WITH THE arrival of compact disc, the "fully digital" playback medium, we have been reminded that digital recordings on conventional analog LPs were reaching us in only a "semi-digital" state. With the record companies remastering some of their choice analog recordings digitally in order to transfer them to compact discs we're getting a different sort of "semi-digital" product, and now RCA is offering what might be called "hemi-demi-digital" LPs in its low-priced Gold Seal reissue series.
In the last few years RCA has done some remarkable revitalizing of early stereo recordings through half-speed remastering. These stunning reissues of famous performances, taped in the middle and late 1950s by the Chicago Symphony Orchestra under Fritz Reiner and by the Boston Symphony under Charles Munch, were issued on "audiophile" pressings at the same price as new digital recordings. Now RCA has gone back to the same source, and to some recordings made as recently as eight or nine years ago by Ormandy, Stokowski, Fiedler and other conductors, and has remastered them digitally from the original master tapes. This series is not mastered at half-speed and does not get "audiophile" pressings, but it's pretty nice at a list price of $5.98.
RCA is being discreet about it--not printing "DIGITAL" in big letters on the jackets, and not on the disc labels at all. All that does appear to identify these special reissues is the notice, "Digitally remastered analog recordings," in modest-sized print in a corner of the record cover. The covers themselves all follow the same layout--a stylized postage stamp bearing a picture of the respective performer, against a postal cancellation background--and carry the heading "Legendary Performers" (apparently a response to the CBS "Great Performances" series). All are available on cassettes as well as discs.

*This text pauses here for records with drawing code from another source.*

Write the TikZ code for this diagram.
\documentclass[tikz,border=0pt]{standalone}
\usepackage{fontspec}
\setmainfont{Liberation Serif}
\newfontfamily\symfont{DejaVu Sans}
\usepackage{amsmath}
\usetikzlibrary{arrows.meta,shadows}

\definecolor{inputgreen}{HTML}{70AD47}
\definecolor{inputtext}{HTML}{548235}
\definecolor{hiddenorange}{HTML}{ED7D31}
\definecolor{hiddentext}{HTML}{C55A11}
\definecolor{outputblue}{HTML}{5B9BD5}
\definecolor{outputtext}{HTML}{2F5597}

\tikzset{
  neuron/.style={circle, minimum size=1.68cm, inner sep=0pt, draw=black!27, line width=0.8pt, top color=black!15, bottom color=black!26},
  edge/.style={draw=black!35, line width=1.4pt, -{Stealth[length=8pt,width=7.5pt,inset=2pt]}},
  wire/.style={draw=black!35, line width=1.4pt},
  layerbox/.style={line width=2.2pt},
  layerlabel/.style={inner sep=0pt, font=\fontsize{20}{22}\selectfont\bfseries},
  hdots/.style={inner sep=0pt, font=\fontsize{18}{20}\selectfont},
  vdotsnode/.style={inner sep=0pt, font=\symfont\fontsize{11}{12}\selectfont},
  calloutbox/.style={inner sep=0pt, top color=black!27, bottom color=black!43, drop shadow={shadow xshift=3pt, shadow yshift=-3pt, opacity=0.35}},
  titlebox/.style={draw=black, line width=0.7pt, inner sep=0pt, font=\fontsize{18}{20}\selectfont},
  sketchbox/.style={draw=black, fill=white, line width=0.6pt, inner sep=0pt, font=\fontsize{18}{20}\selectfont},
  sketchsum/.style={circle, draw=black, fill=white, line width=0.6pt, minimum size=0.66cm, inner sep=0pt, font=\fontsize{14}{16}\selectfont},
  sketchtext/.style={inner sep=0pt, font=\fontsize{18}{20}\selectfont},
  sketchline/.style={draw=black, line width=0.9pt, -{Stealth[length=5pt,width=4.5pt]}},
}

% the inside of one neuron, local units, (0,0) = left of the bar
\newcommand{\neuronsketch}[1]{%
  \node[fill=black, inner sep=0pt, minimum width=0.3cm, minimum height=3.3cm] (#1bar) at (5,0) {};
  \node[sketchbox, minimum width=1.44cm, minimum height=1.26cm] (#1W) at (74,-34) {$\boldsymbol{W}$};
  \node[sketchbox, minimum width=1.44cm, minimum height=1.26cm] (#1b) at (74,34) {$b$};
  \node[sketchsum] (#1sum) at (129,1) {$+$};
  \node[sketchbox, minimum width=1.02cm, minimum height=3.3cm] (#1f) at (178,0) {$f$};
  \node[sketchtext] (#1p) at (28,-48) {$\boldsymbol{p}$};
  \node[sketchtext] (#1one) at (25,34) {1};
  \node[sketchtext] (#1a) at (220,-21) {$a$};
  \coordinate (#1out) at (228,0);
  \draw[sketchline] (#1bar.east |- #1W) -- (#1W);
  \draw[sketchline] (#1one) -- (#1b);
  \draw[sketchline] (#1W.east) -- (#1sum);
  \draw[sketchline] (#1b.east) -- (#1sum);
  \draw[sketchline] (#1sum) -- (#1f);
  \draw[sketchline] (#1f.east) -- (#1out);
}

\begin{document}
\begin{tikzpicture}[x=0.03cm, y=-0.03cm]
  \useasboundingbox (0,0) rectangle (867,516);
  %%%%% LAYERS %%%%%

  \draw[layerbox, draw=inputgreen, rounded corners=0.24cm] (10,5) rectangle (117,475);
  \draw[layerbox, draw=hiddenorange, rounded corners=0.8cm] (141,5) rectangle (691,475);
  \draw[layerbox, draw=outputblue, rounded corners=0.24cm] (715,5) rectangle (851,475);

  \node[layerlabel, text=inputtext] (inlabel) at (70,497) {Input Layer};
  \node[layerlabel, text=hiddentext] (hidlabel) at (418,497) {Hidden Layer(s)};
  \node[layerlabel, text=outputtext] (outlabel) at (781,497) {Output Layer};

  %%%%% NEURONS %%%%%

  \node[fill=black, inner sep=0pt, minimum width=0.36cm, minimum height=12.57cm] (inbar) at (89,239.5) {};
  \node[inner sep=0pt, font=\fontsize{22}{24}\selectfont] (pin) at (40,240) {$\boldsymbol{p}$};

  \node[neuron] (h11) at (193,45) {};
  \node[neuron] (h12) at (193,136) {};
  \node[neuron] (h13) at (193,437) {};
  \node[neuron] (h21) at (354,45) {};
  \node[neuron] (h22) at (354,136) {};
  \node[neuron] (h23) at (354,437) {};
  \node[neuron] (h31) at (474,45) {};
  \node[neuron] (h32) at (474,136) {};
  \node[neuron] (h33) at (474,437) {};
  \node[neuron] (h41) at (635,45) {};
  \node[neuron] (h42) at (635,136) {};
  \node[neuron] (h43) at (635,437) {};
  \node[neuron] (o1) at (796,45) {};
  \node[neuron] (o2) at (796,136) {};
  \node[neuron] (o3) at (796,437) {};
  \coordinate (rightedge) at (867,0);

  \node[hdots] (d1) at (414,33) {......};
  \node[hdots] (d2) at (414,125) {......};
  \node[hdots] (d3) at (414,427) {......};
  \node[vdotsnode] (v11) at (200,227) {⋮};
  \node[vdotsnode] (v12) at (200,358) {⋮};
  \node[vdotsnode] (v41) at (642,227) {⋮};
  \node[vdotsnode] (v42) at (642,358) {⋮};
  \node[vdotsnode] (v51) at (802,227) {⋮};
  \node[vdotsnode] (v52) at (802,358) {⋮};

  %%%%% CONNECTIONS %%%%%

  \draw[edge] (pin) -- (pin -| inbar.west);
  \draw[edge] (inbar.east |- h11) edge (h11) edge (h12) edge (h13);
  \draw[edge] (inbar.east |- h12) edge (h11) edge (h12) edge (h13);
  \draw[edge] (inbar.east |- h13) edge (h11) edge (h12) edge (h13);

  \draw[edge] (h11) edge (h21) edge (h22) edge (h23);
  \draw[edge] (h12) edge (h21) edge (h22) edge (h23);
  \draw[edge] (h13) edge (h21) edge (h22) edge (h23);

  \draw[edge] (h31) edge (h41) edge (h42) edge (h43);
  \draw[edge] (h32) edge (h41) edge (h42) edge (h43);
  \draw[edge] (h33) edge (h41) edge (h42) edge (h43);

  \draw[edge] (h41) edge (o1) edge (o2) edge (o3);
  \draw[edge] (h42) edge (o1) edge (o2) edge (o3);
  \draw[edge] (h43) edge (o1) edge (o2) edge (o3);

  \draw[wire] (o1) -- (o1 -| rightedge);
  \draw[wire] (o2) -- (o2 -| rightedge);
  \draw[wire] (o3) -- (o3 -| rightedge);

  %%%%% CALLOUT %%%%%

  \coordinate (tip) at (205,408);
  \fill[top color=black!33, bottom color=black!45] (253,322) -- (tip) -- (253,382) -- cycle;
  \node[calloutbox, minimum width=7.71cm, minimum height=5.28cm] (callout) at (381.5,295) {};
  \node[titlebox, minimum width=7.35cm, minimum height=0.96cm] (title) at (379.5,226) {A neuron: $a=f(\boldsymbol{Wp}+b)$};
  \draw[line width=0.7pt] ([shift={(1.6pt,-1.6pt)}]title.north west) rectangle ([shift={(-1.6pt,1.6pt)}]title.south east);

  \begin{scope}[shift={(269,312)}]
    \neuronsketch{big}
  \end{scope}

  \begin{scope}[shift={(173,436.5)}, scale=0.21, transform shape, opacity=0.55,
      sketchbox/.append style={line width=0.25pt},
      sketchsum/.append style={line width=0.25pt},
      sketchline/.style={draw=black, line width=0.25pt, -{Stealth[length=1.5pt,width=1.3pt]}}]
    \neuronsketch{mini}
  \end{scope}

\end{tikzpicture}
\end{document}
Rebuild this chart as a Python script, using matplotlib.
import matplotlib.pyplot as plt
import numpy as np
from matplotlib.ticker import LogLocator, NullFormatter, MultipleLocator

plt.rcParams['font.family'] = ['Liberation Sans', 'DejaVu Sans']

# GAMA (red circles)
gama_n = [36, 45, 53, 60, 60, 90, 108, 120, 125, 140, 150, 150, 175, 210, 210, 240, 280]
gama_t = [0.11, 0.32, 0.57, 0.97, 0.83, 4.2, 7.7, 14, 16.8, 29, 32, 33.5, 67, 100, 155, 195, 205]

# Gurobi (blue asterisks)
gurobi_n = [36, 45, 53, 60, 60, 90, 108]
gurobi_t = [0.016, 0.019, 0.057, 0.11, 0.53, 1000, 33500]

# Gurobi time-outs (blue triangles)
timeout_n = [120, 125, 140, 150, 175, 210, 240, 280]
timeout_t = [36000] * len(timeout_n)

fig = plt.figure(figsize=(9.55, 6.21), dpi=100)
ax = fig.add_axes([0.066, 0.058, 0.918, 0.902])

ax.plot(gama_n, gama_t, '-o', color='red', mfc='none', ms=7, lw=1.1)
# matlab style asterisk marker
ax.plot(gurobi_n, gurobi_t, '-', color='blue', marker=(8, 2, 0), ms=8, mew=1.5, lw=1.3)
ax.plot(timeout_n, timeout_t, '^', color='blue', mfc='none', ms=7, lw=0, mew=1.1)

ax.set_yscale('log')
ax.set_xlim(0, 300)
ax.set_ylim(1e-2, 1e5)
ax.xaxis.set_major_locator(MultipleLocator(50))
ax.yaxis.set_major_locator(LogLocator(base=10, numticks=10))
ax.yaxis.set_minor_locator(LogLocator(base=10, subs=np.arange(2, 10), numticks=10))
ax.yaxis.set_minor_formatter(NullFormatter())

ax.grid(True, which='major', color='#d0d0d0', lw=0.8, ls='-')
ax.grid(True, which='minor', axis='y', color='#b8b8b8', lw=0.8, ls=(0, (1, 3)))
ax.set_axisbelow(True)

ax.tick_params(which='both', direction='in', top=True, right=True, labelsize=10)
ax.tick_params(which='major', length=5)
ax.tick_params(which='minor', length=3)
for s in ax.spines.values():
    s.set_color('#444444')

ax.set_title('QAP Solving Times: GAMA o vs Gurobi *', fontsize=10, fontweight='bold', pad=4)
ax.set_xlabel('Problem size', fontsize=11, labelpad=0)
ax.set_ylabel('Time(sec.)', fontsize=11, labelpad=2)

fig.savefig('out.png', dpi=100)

Many of the 20 items in the series so far were "sonic showpieces" in their time, and several of the performances are indeed "legendary." The improvements discernible now are a greater degree of clarity and definition throughout the aural spectrum, a modest opening up of the dynamic range and a total absence of background hiss or other noise.

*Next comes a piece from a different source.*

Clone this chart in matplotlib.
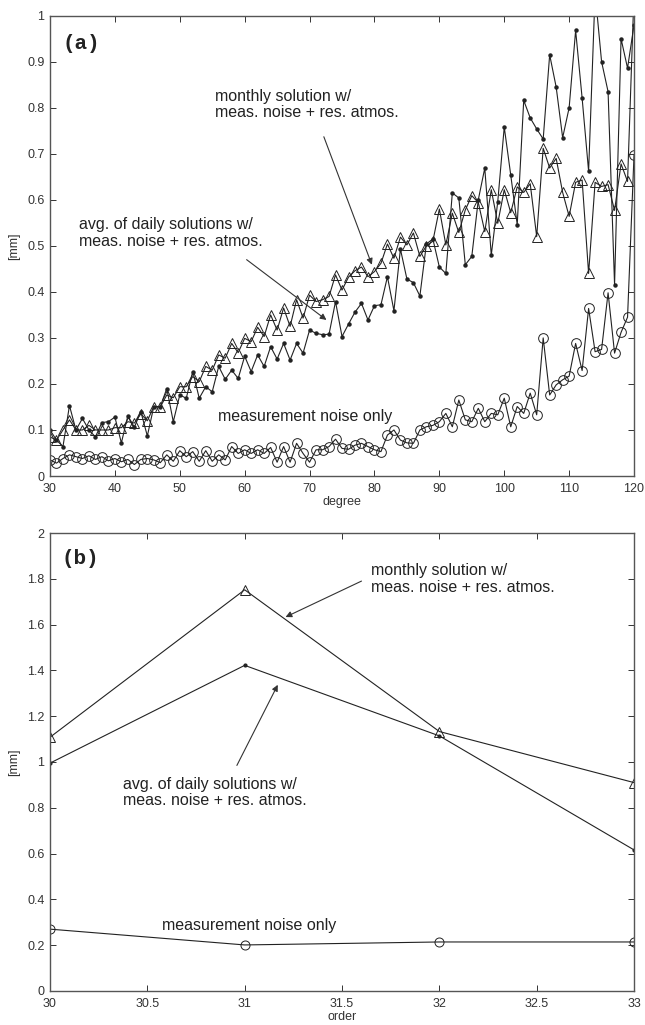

At the top of the list, I would cite two items with Reiner and the Chicagoans: their incomparable version of the Bartok Concerto for Orchestra, recorded in 1954 (AGL1-5220; cassette AGK1-5220), and the brilliant collection of Rossini overtures taped four or five years later (AGL1-5210; cassette AGK-5210).
Among other good bets: Henryk Szeryng in the Brahms Violin Concerto with Pierre Monteux and the London Symphony Orchestra (AGL1- or AGK-5216); Itzhak Perlman's first recording of Lalo's "Symphony espagnole," with Andre' Previn and the London Symphony (together with Ravel's "Tzigane," AGL1- or AGK1-5208); Stokowski's last recording of Rimsky-Korsakov's "Scheherazade," with the Royal Philharmonic (AGL1- or AGK1-5213); Ormandy's last Shostakovich Fifth, not as searingly intense as the new Rostropovich, but a handsome account in its own right (AGL1- or AGK1-5214); Ormandy again in "The Planets," by Holst (AGL1- or AGK1-5207); Ormandy yet again in the Mussorgsky/Ravel "Pictures at an Exhbition" and Ravel's "Bole'ro" (AGL1- or AGK1-5209); Munch and the Boston in Tchaikovsky's Serenade for String Orchestra and "Romeo and Juliet" (AGL1- or AGK1-5218).
Now that these recordings have been remastered digitally, they could, of course, be transferred to compact discs, and RCA advises that a low-priced, compact disc line is possible if it becomes economically feasible. (The rejection rate in compact disc production was as high as 90 percent initially, and is still 50 to 60 percent, a factor that will keep costs high for some time.) For now, it will be interesting to see which reissues RCA assigns to this series and which to the "Point 5" half-speed-remastered series--and whether these twain shall ever meet.